Exemptions from Prohibition

The regulations carve out specific exemptions to the general prohibition. These include guarantees undertaken by branches of authorised dealer banks located outside India or in an International Financial Services Centre, provided none of the other parties is a resident in India. Exemptions also extend to irrevocable payment commitments issued by authorised dealers acting as custodian banks, where the principal debtor is a registered Foreign Portfolio Investor and the creditor is an authorised central counterparty in India. Additionally, guarantees issued in accordance with the Foreign Exchange Management (Overseas Investment) Regulations, 2022 fall outside the scope of the prohibition.

Permission to Act as Surety or Principal Debtor

A person resident in India may act as a surety or principal debtor under a guarantee, subject to compliance with FEMA. The underlying transaction must be permitted, and the surety and principal debtor must be eligible to lend to and borrow from each other under the Foreign Exchange Management (Borrowing and Lending) Regulations, 2018. This reflects the regulatory treatment of guarantees as substitutes for cross-border credit exposure and subjects them to corresponding prudential discipline.

These conditions do not apply in certain cases, including where an authorised dealer bank issues a guarantee against a counter-guarantee or 100% non-resident cash collateral, where an Indian agent issues a guarantee on behalf of a foreign shipping or airline company for statutory or governmental obligations in India, or where both the surety and principal debtor are residents in India.

Permission to Obtain Guarantee as a Creditor

The Guarantees Regulations 2026 also recognise the ability of residents to obtain guarantees in their favour as creditors. A person resident in India may obtain a guarantee where both the principal debtor and the surety are persons resident outside India and the underlying transaction is permitted under FEMA. By equating guarantees with credit exposure, the regulations ensure that such arrangements are subject to the same prudential standards applicable to cross-border lending.

Reporting Requirements

A key innovation under the Guarantees Regulations 2026 is the introduction of a structured, residency-based reporting mechanism. Responsibility for reporting depends on the residency of the parties and the entity that arranged the guarantee. Reporting obligations may lie with the resident surety, the resident principal debtor who arranged the guarantee where the surety is a non-resident, or the creditor where both the principal debtor and surety are non-residents.
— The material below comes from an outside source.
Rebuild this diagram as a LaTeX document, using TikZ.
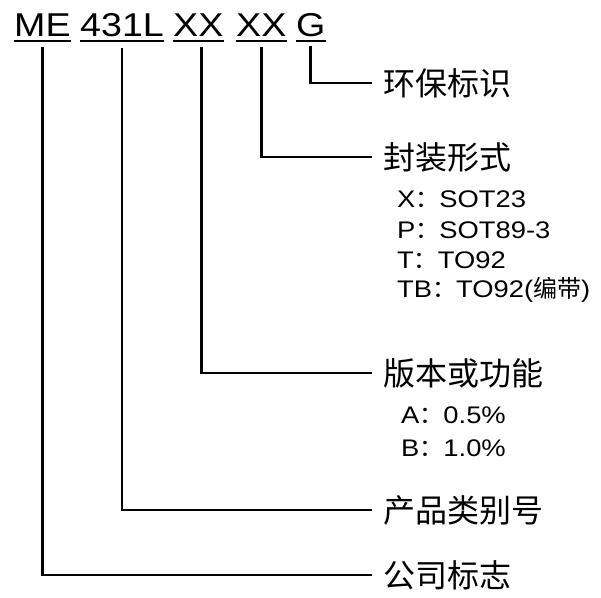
\documentclass[tikz,border=0pt]{standalone}
\usepackage{fontspec}
\setmainfont{Liberation Sans}[FakeStretch=1.14]
\newfontfamily\cjk{Noto Sans CJK SC}
\usepackage{tikz}

\begin{document}
\begin{tikzpicture}[x=1pt,y=-1pt,
       word/.style={anchor=base west,inner sep=0pt,font=\fontsize{33}{33}\selectfont},
       lbl/.style={anchor=west,inner sep=0pt,outer xsep=11pt,font=\cjk\fontsize{32}{32}\selectfont},
       sub/.style={anchor=base west,inner sep=0pt,font=\fontsize{24}{24}\selectfont},
       uline/.style={line width=2pt},
       wire/.style={line width=2.8pt}]
       \useasboundingbox (0,0) rectangle (601,597);
       % part number
       \node[word] (me) at (14,36) {ME};
       \node[word] (type) at (80,36) {431L};
       \node[word] (ver) at (173,36) {XX};
       \node[word] (pkg) at (236,36) {XX};
       \node[word] (env) at (296,36) {G};
       \foreach \w in {me,type,ver,pkg,env}
       {
         \draw[uline] ([yshift=-5pt]\w.base west) -- ([yshift=-5pt]\w.base east);
       }
       % labels
       \node[lbl] (envl) at (372,83) {环保标识};
       \node[lbl] (pkgl) at (372,157) {封装形式};
       \node[lbl] (verl) at (372,373) {版本或功能};
       \node[lbl] (typel) at (372,510) {产品类别号};
       \node[lbl] (mel) at (372,575) {公司标志};
       \node[sub] (pkx) at (397,207) {X{\cjk ：}SOT23};
       \node[sub] (pkp) at (397,238) {P{\cjk ：}SOT89-3};
       \node[sub] (pkt) at (397,268) {T{\cjk ：}TO92};
       \node[sub] (pktb) at (397,297) {TB{\cjk ：}TO92({\cjk 编带})};
       \node[sub] (vera) at (401,423) {A{\cjk ：}0.5\%};
       \node[sub] (verb) at (401,456) {B{\cjk ：}1.0\%};
       % leaders
       \draw[wire] ([yshift=-9pt]env.south) |- (envl.west);
       \draw[wire] ([yshift=-11pt]pkg.south) |- (pkgl.west);
       \draw[wire] ([xshift=3pt,yshift=-11pt]ver.south) |- (verl.west);
       \draw[wire] ([yshift=-11pt]type.south) |- (typel.west);
       \draw[wire] ([yshift=-11pt]me.south) |- (mel.west);
\end{tikzpicture}
\end{document}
Reporting is required for the issuance of guarantees, subsequent changes in terms including changes in amount, extensions, pre-closures and invocation of guarantees. Such reporting must be made to an authorised dealer bank on a quarterly basis within fifteen calendar days from the end of the relevant quarter. The authorised dealer bank must forward the information to the RBI within thirty calendar days from the end of the quarter.

Late Submission Fee for Delayed Reporting

The Guarantees Regulations 2026 introduce a quantified mechanism for regularising delays in reporting. A person resident in India may regularise non-compliance by completing the required reporting and paying a late submission fee calculated as ₹7,500 plus 0.025% of the amount involved, multiplied by the period of delay, rounded to the nearest month, with the final amount rounded up to the nearest hundred. This replaces the discretionary enforcement model under the earlier regime with a predictable, compliance-oriented approach.

Conclusion

The Guarantees Regulations 2026 mark a significant evolution in the regulation of cross-border guarantees under FEMA. By replacing an approval-centric framework with a comprehensive, principle-based regime, the regulations provide clarity on permissible participation, delineate the roles of parties, and establish structured reporting and regularisation mechanisms. By enhancing transparency, defining compliance obligations, and reducing regulatory uncertainty, the Guarantees Regulations 2026 strengthen regulatory oversight while facilitating the ease of doing business in cross-border guarantee transactions.